Like other platforms, the deal does not include any private messages or content from private or password-protected blogs. It also excludes data from deleted blogs or ones classed as explicit.
The good news is that even publicly accessibly blogs can opt out. On the app, go to your account settings and select the blog you want to exclude from sharing with licensed partners of Tumblr. Tap on the gear icon, and select visibility. Make sure prevent third-party sharing is turned on. On the web, you will find the same options under blog settings.
Wordpress
Automattic also owns blogging tool Wordpress, and the same licensing deal covers public content there. To opt out, go to settings, select general and go to the privacy section. Tick the box next to prevent third-party data sharing.
X
X, the platform formerly known as Twitter, has its own AI called Grok. When the company first unveiled the feature, it was pitched as an AI with a “rebellious” streak.
But is it training off our data? Last year, Elon Musk’s platform fell foul of the Data Protection Commission (DPC) here for opting users into data sharing for training its AI without informing them first. The DPC started a court action, and X agreed to suspend the processing of the personal data of EU and EEA users contained in public posts processed between May 7th and August 1st, 2024, for the purpose of training its AI.

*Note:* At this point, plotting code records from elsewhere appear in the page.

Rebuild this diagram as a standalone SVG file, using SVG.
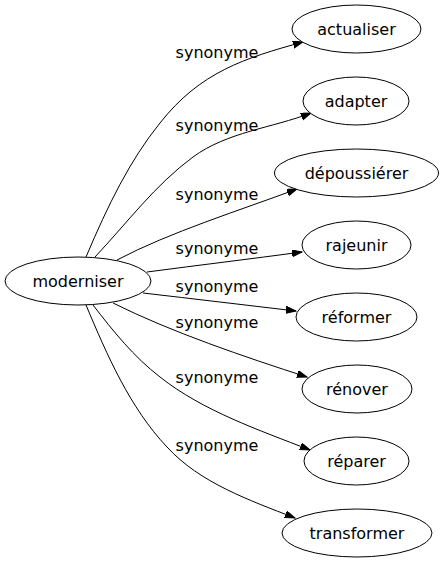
<svg xmlns="http://www.w3.org/2000/svg" width="444" height="563" viewBox="0 0 444 563">
<style>
.node ellipse{fill:#fff;stroke:#000;stroke-width:1}
text{font-family:"DejaVu Sans","Liberation Sans",sans-serif;font-size:16px;fill:#000}
.node text{text-anchor:middle}
.edge path{fill:none;stroke:#000;stroke-width:1;marker-end:url(#arr)}
.lbl{text-anchor:middle}
</style>
<defs>
<marker id="arr" markerUnits="userSpaceOnUse" markerWidth="11" markerHeight="8" refX="10" refY="3.5" orient="auto" viewBox="0 0 11 8">
<path d="M0,0 L10,3.5 L0,7 z" fill="#000" stroke="#000" stroke-width="1"/>
</marker>
</defs>
<rect width="444" height="563" fill="#fff"/>
<g id="edges" class="edge">
<path d="M86,257 C108,205 130,160 160,123 C200,72 245,58 303,42"/>
<path d="M95,257 C127,223 155,185 193,157 C227,132 272,128 311,113"/>
<path d="M117,260 C170,232 241,210 297,189"/>
<path d="M147,272 C200,265 250,259 302,252"/>
<path d="M143,293 C195,299 245,305 296,311"/>
<path d="M113,303 C171,332 245,357 307,377"/>
<path d="M93,305 C113,331 134,357 160,377 C203,411 259,430 310,450"/>
<path d="M86,305 C107,355 130,408 167,447 C200,483 249,500 295,518"/>
</g>
<g id="labels">
<text class="lbl" x="217" y="58">synonyme</text>
<text class="lbl" x="217" y="131">synonyme</text>
<text class="lbl" x="217" y="200">synonyme</text>
<text class="lbl" x="217" y="254">synonyme</text>
<text class="lbl" x="217" y="292">synonyme</text>
<text class="lbl" x="217" y="328">synonyme</text>
<text class="lbl" x="217" y="383">synonyme</text>
<text class="lbl" x="217" y="451">synonyme</text>
</g>
<g id="moderniser" class="node"><ellipse cx="78" cy="281" rx="73" ry="24"/><text x="78" y="287">moderniser</text></g>
<g id="actualiser" class="node"><ellipse cx="356.5" cy="29" rx="64.5" ry="24"/><text x="356.5" y="35">actualiser</text></g>
<g id="adapter" class="node"><ellipse cx="356" cy="101" rx="53" ry="24"/><text x="356" y="107">adapter</text></g>
<g id="depoussierer" class="node"><ellipse cx="356.5" cy="173" rx="82" ry="24"/><text x="356.5" y="179">dépoussiérer</text></g>
<g id="rajeunir" class="node"><ellipse cx="356.5" cy="245" rx="54.5" ry="24"/><text x="356.5" y="251">rajeunir</text></g>
<g id="reformer" class="node"><ellipse cx="356.5" cy="317" rx="60.5" ry="24"/><text x="356.5" y="323">réformer</text></g>
<g id="renover" class="node"><ellipse cx="357" cy="389" rx="55" ry="24"/><text x="357" y="395">rénover</text></g>
<g id="reparer" class="node"><ellipse cx="356.5" cy="461" rx="52.5" ry="24"/><text x="356.5" y="467">réparer</text></g>
<g id="transformer" class="node"><ellipse cx="357" cy="533" rx="75" ry="24"/><text x="357" y="539">transformer</text></g>
</svg>
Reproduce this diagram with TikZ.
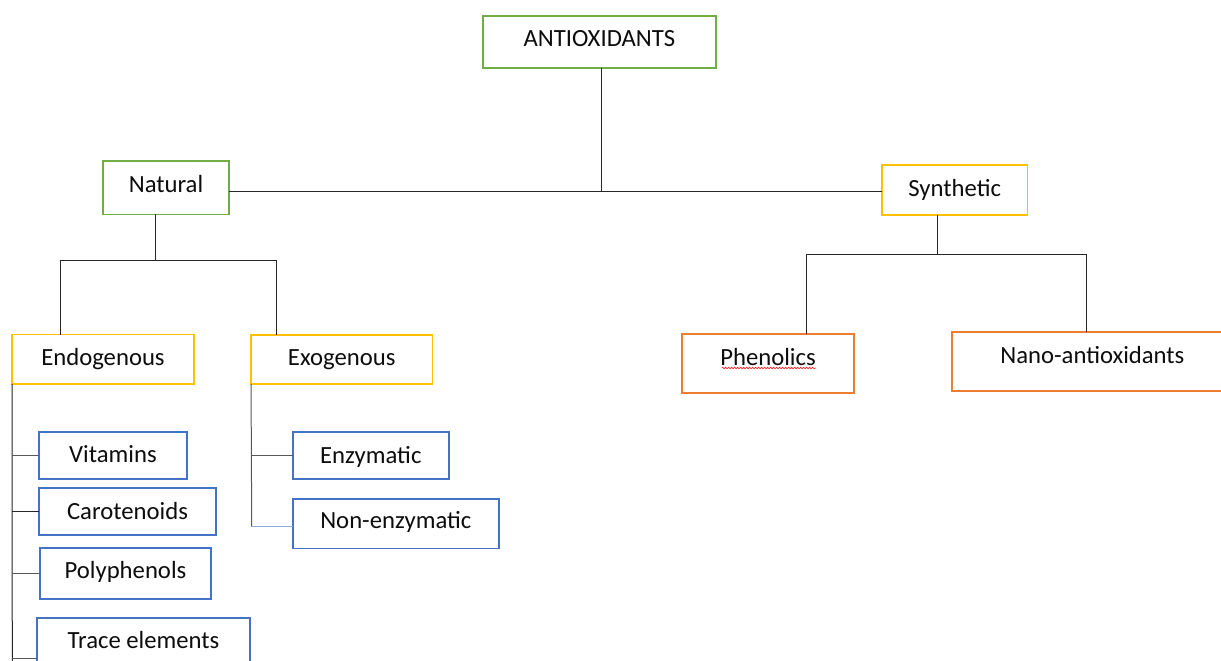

In September, the DPC ended the court proceedings after X agreed to permanently limit its use of EU personal data, but last month the regulator said it had opened an investigation into the matter.
For everyone else though, you can opt out of the data sharing. Go to your profile, select settings, and go to privacy and safety. Scroll down to data sharing and personalisation, and select Grok and third-party collaborators. It will show you what Grok can use as source material for its models, for users not in the EU, such as your public posts and conversation history with the chatbot. You can also delete your previous conversation history with Grok if you have interacted with the chatbot.
Apple
Last year, Apple announced it would build generative AI into the operating systems for its iPhones, iPads and Macs. Apple Intelligence is pitched as a helpful assistant at your fingertips, a smarter assistant that can dig around your phone and find the information you know is there, but just can’t locate, and it will serve it up to you in an easily accessible format.
But does Apple use your private data to train Apple Intelligence? The short answer is no. Apple has trained its AI models on high-quality data from the public web, from which publishers could opt out. Among the information it has licensed to train the models are news, archives, textbooks, stock photography and in-house work.
Above all, data you store on its devices stays in your control. A lot of the simpler requests are processed on your device. If it needs extra power, Apple uses something called Private Cloud Compute, an extension of your iPhone that is not accessible by Apple or any third party. The service only has access to the information that is pertinent to your request. And to make sure that everything is above board, Apple has an independent observer to carry out an audit.
So no general cloud processing for your data or third-party access to your data. The one exception to this is where you use ChatGPT for queries that Apple Intelligence cannot answer from your own personal data.
Apple’s deal with OpenAI is opt-in only and you are asked to agree every time a query is identified as something that ChatGPT could handle.
You don’t need a ChatGPT account to access it, user IP addresses are obscured, and OpenAI is not allowed to store any requests that come through Apple’s system.
However, if you already have a ChatGPT account and want to access your premium features, you can connect it to your phone; OpenAI’s policies on using data would then apply.